Nous disons que ce caractère local, intermittent, sporadique et éphémère du miracle biblique s’accorde avec le rôle apologétique que nous venons de lui assigner et le confirme. Le but indiqué exige précisément que le prodige apparaisse à intervalles irréguliers, pour une durée relativement courte, et qu’il cesse ou se retire une fois l’éveil donné, la sensation produite. En devenant ordinaire et régulier, le prodige perdrait sa raison d’être ; et promptement, d’ailleurs, il a dû cesser, au point de vue que nous défendons, d’être nécessaire. La religion chrétienne, toute spirituelle de sa nature, n’a pas tardé, en effet, d’échanger dans le monde et dans l’histoire le caractère d’une quantité négligeable pour le rang et la position de grande puissance, avec laquelle tous devraient bientôt compter et qui, extérieurement même, avait de quoi braver le dédain des plus orgueilleux (Romains 15.18-19). Dans quel intérêt de propagande eût-elle dû dès ce moment être accompagnée d’autres signes extérieurs que la surface même qu’elle avait conquise, et quelle raison y en aurait-il aujourd’hui que le christianisme, et par son antiquité et par l’étendue de son action et par ses succès extérieurs et par sa vitalité interne, attire l’attention, bienveillante ou malveillante, de tous, et qu’il est devenu manifestement, comme son fondateur lui-même, mais dans des proportions et plus fortes et plus vastes, un signe auquel les uns contredisent et les autres sont gagnés ?

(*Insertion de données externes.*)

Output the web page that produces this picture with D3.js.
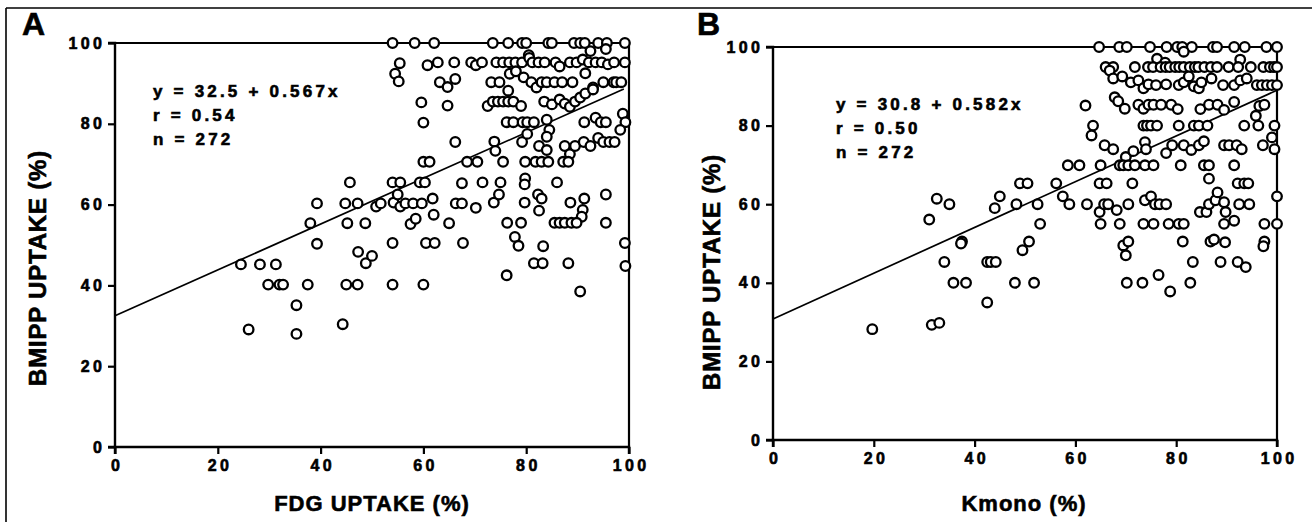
<!DOCTYPE html>
<html><head><meta charset="utf-8">
<script src="https://cdn.jsdelivr.net/npm/d3@7"></script>
<style>
html,body{margin:0;padding:0;background:#fff;}
svg text{font-family:"Liberation Sans",Arial,Helvetica,sans-serif;font-weight:bold;fill:#000;stroke:#000;stroke-width:0.6px;}
</style></head>
<body>
<svg id="chart" width="1312" height="522"></svg>
<script>
// ---------- DATA ----------
const tickValues = [0, 20, 40, 60, 80, 100];
const panelLetters = ["A", "B"];
const xTitles = ["FDG UPTAKE (%)", "Kmono (%)"];
const yTitle = "BMIPP UPTAKE (%)";
const equations = [
  ["y = 32.5 + 0.567x", "r = 0.54", "n = 272"],
  ["y = 30.8 + 0.582x", "r = 0.50", "n = 272"]
];
const intercepts = [32.5, 30.8];
const slopes = [0.567, 0.582];
const lineEndX = [99, 100];

// Panel A: FDG uptake (x) vs BMIPP uptake (y)
const fdgX = [
  54,58.3,62.1,73.5,76.5,79.2,80,84.3,85,89.3,90.5,91.4,94,95.7,99.2,
  92.5,80.5,95.5,
  55.4,60.8,62.8,66,69.3,70.2,71.4,74.2,75.5,76.7,77.9,79.2,80.6,81.2,82.4,83.6,85.7,86.5,88.5,89.8,91,92.2,93.5,94.7,95.9,97.1,99.2,
  54.5,55.2,63.2,64.7,66.2,64.7,59.6,60,66.2,
  73.2,74.8,76.8,78,79.5,81,82,83,84,85.5,87,89,91.5,93,95,97,97.5,98.5,
  76.5,
  72.5,73.5,74.5,75.5,76.5,77.5,79,83.5,85,86.5,87.5,88.5,89.5,90.5,91.5,93,
  76.2,77.5,79.3,80.2,81.5,84.5,84,91.3,93.5,94.5,95.5,98.8,99.3,98.3,
  73.8,74,79.2,80.2,82.5,84,84,87.5,88.5,89.5,91.2,92.5,94,95,96.2,97.2,
  60,61.2,68.5,70.5,75.5,79.8,81.8,83,84.3,87.2,88.2,
  54,55.5,59.3,60.3,67.5,71.5,75,79.8,79.7,86,45.7,
  39.3,44.8,47.2,50.8,51.7,54.2,55,55.5,56.5,58,59.7,61.8,66.3,67.5,70.2,73.7,74.7,79.7,82.3,83,82.5,88.6,91.3,91,90.8,95.5,
  38,45.2,48.7,57.5,58.5,62,65,76.3,79,85.5,86.5,87.5,88.8,89.8,95.5,
  39.3,54,60.5,62.2,67.7,77.8,78.5,83.3,99.2,
  24.5,28.2,31.3,47.3,48.8,50,81.5,83.2,88.2,99.3,
  76.2,
  29.8,32,32.7,37.5,45,47.2,54,60,
  90.5,35.3,44.3,26,35.3
];
const fdgY = [
  100,100,100,100,100,100,100,100,100,100,100,100,100,100,100,
  98,97,98.5,
  95,94.5,95.2,95.2,95.2,94.5,95.2,95.2,95.2,95.2,95.2,95.2,96.3,95.2,95.2,95.2,95.2,94.2,95.2,95.2,95.9,95.2,95.2,95.2,94.7,95.2,95.2,
  92.4,90.5,90.3,89.1,91.1,84.5,85.3,80.3,75.5,
  90.3,90.3,92.4,93,91.5,90.3,89,90.3,90.3,90.3,90.3,90.3,92.5,89,90.3,90.3,90.3,90.3,
  88.2,
  84.4,85.5,85.5,85.5,85.5,85.5,84.4,85.5,84.8,86,85,84.2,85.5,86.5,87.5,88.5,
  80.4,80.4,80.4,80.4,80.4,78.5,81,80.4,81.5,80.4,80.4,82.5,80.4,78.5,
  75.6,73.3,75.5,77.5,74.5,76.8,73.5,74.5,72.5,74.5,75.5,74.5,76.5,75.5,75.5,75.5,
  70.6,70.6,70.6,70.6,70.6,70.6,70.6,70.6,70.6,70.6,70.6,
  65.5,65.5,65.5,65.5,65.3,65.5,65.5,66.5,65,65.5,65.5,
  60.3,60.3,60.3,59.5,60.3,60.5,62.5,59.5,60.3,60.3,60.3,61.5,60.3,60.3,59.2,60.5,62.5,60.5,62.5,61.5,58.5,60.5,61.5,58.7,57,62.5,
  55.4,55.4,55.4,55.2,56.5,57.5,55.4,55.5,55.5,55.5,55.5,55.5,55.5,55.5,55.5,
  50.3,50.5,50.5,50.5,50.5,52,49.8,49.7,50.5,
  45.2,45.2,45.2,48.3,45.5,47.3,45.5,45.5,45.5,44.8,
  42.5,
  40.2,40.2,40.2,40.2,40.2,40.2,40.2,40.2,
  38.5,35.1,30.4,29.1,28
];

// Panel B: Kmono (x) vs BMIPP uptake (y)
const kmonoX = [
  64.7,68.7,70.2,74.8,78.1,80.2,81.2,83.1,87.3,88.1,91.5,93.6,97.9,100,
  81.5,92.7,76.2,77.8,
  66,67.5,71.8,74.4,75.4,76.9,77.9,78.7,79.8,80.6,81.5,82.7,83.7,84.4,85.6,86.9,88.1,90.4,92.3,94.8,97.3,98.6,99.4,100,
  66.8,67.5,69.3,71,72.5,73.5,74.5,76,78,80.5,81.5,82.5,83.5,84.5,85,87,89.3,91.5,92.7,94,96,97,98,99,100,
  62,67.8,68.5,69.8,72.5,73.5,74.5,75.5,77,79,80.3,84.8,86.5,88.2,89.5,91.5,95.8,96.5,97.5,
  63.5,63.2,73.5,74.2,75,76.2,80.5,83.5,84.5,86.2,93.5,96.3,99.5,99,
  65.8,67.5,70,71.5,73.8,74,78,79.2,81.5,83,84.5,85.5,89.5,90.5,92,93,97.2,99.5,
  58.5,60.8,65,68.8,69.5,70.5,71.8,73.8,75.5,80.9,85.5,86.5,91.5,
  49,50.5,56.2,64.8,66.2,71.3,86.5,92.2,93.5,94.3,
  32.5,35,45,44,48.3,52.5,57.5,58.8,62.3,64.8,65.7,66.5,68.2,70.5,73.8,75,75.8,76.7,78,84.7,86,86.5,87.8,88.2,89.5,89.8,92.5,94.5,100,
  31,53,65,68.8,73.5,75.5,78.5,80.5,81.5,89.5,91.5,97.5,100,
  37.5,37.3,50.8,49.5,69.5,70.5,70,81.3,86.8,87.5,89.7,97.5,97.3,
  34,42.5,43.2,44.2,83.3,88.8,92.2,93.8,
  76.5,
  35.8,38.3,48,51.8,70.2,73.3,82.8,
  78.8,42.5,31.5,33,19.7
];
const kmonoY = [
  100,100,100,100,100,100,100,100,100,100,100,100,100,100,
  98.8,96.8,97,96,
  94.9,94.9,94.9,94.9,94.9,94.9,94.9,94.9,94.9,94.9,94.9,94.9,94.9,94.9,94.9,94.9,94.9,94.9,94.9,94.9,94.9,94.9,94.9,94.9,
  94,92,92.5,91,91.5,89.5,90.5,90.3,90.5,90.3,91,92.5,90,89.5,91,92,90.3,90.3,91.5,92,90.3,90.3,90.3,90.3,90.3,
  85.1,87.2,86.2,84.3,85.3,84.3,85.3,85.3,85.3,85.3,84.2,84.2,85.3,85.3,84,86,82.5,85,85.3,
  80,77.5,80,80,80,80,80,80,80,80,80,80,80,77,
  75,74,72,73.5,75.8,74,73,75,75,73.8,75,76,75,75,75,74,75,74,
  69.9,69.9,69.9,69.9,69.9,69.9,69.9,69.9,69.9,69.9,69.9,69.9,69.9,
  65.3,65.3,65.3,65.3,65.3,65.3,66.5,65.3,65.3,65.3,
  61.4,60,62,59,60,60,62,60,60,58,60,60,58.5,60,61,62,60,60,60,58,58,60,61,63,60.5,58,60,60,62,
  56.1,55,55,55,55,55,55,55,55,55,55.8,55,55,
  50.5,50,50.5,48.3,49.5,50.5,47,50.5,50.5,51,50.3,50.5,49.3,
  45.3,45.3,45.3,45.3,45.3,45.3,45.3,44,
  42,
  40,40,40,40,40,40,40,
  37.8,35,29.3,29.8,28.2
];

const panelsData = [
  {xs: fdgX, ys: fdgY},
  {xs: kmonoX, ys: kmonoY}
];

// ---------- LAYOUT ----------
const layouts = [
  {x0: 115, x1: 629, y0: 447, y1: 43, letterX: 22, eqX: 153, eqY: 97, xTitleX: 372, yTitleX: 46, yTitleY: 268},
  {x0: 773, x1: 1277, y0: 440, y1: 47, letterX: 697, eqX: 836, eqY: 110, xTitleX: 1024, yTitleX: 720, yTitleY: 272}
];

const svg = d3.select("#chart");

// outer frame (top and left)
svg.append("line").attr("x1", 6).attr("y1", 8).attr("x2", 1312).attr("y2", 8)
  .attr("stroke", "#000").attr("stroke-width", 1.6);
svg.append("line").attr("x1", 6).attr("y1", 8).attr("x2", 6).attr("y2", 522)
  .attr("stroke", "#000").attr("stroke-width", 1.6);

const LS = 3.4; // letter spacing

layouts.forEach((L, i) => {
  const x = d3.scaleLinear().domain([0, 100]).range([L.x0, L.x1]);
  const y = d3.scaleLinear().domain([0, 100]).range([L.y0, L.y1]);
  const g = svg.append("g");

  // frame box (top and right)
  g.append("path")
    .attr("d", `M${x(0)},${y(100)}H${x(100)}V${y(0)}`)
    .attr("fill", "none").attr("stroke", "#000").attr("stroke-width", 2.2);

  // axes
  const xAxis = d3.axisBottom(x).tickValues(tickValues).tickSize(7).tickPadding(6).tickFormat(d3.format("d"));
  const yAxis = d3.axisLeft(y).tickValues(tickValues).tickSize(7).tickPadding(6).tickFormat(d3.format("d"));
  const gx = g.append("g").attr("transform", `translate(0,${y(0)})`).call(xAxis);
  const gy = g.append("g").attr("transform", `translate(${x(0)},0)`).call(yAxis);
  [gx, gy].forEach(a => {
    a.select(".domain").attr("stroke", "#000").attr("stroke-width", 2.4);
    a.selectAll(".tick line").attr("stroke", "#000").attr("stroke-width", 2.2);
    a.selectAll("text").style("font-size", "16px").style("letter-spacing", LS + "px")
      .style("font-family", "'Liberation Sans', Arial, sans-serif").style("font-weight", "bold");
  });
  gx.select(".domain").attr("d", `M${x(0)},7V0H${x(100)}V7`);
  gy.select(".domain").attr("d", `M-7,${y(0)}H0V${y(100)}H-7`);
  gx.selectAll("text").attr("dx", LS / 2).attr("y", 13);
  gy.selectAll("text").attr("dx", LS);

  // regression line
  const lineX = [0, lineEndX[i]];
  g.append("path")
    .attr("d", d3.line().x(d => x(d)).y(d => y(intercepts[i] + slopes[i] * d))(lineX))
    .attr("fill", "none").attr("stroke", "#000").attr("stroke-width", 1.7);

  // points
  const D = panelsData[i];
  g.append("g").selectAll("circle")
    .data(D.xs.map((v, k) => [v, D.ys[k]]))
    .join("circle")
    .attr("cx", d => x(d[0])).attr("cy", d => y(d[1])).attr("r", 4.8)
    .attr("fill", "#fff").attr("stroke", "#000").attr("stroke-width", 2.3);

  // equation text
  equations[i].forEach((t, k) => {
    g.append("text").attr("x", L.eqX).attr("y", L.eqY + k * 24)
      .style("font-size", "17px").style("letter-spacing", "3.2px").text(t);
  });

  // panel letter
  g.append("text").attr("x", L.letterX).attr("y", 35)
    .style("font-size", "32px").text(panelLetters[i]);

  // x title
  g.append("text").attr("x", L.xTitleX).attr("y", 511).attr("text-anchor", "middle")
    .style("font-size", "22px").style("letter-spacing", "1px").text(xTitles[i]);

  // y title
  g.append("text").attr("transform", `translate(${L.yTitleX},${L.yTitleY}) rotate(-90)`)
    .attr("text-anchor", "middle")
    .style("font-size", "24px").style("letter-spacing", "0.8px").text(yTitle);
});
</script>
</body></html>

On nous objectera peut-être que, d’après notre thèse, le miracle devrait tout au moins réapparaître aux débuts de l’évangélisation chrétienne dans une terre nouvelle ; que le pouvoir de faire des prodiges devrait tout au moins frayer la voie à nos missionnaires en terre païenne et mahométane, comme cela eut lieu pour les premiers pionniers de l’Evangile dans le monde. Cet argument nous paraîtrait se retourner plutôt en notre faveur. Car l’arrivée de missionnaires d’une autre race et d’une autre couleur est déjà chez ces peuples un événement si frappant que des prodiges ne pourraient ajouter à cette première sensation déjà suffisamment vive qu’un enthousiasme de mauvais aloi.
L’absence du prodige ne pourrait que surprendre au contraire dans cette circonstance, s’il était admis que son but essentiel est de légitimer la doctrine. Alors bien nous aurions à nous demander avec embarras pourquoi les mêmes moyens d’accréditation accordés aux premiers messagers de l’Evangile sont refusés à ceux qui ont à s’adresser aujourd’hui soit aux idolâtres, soit aux mahométans, soit aux juifs.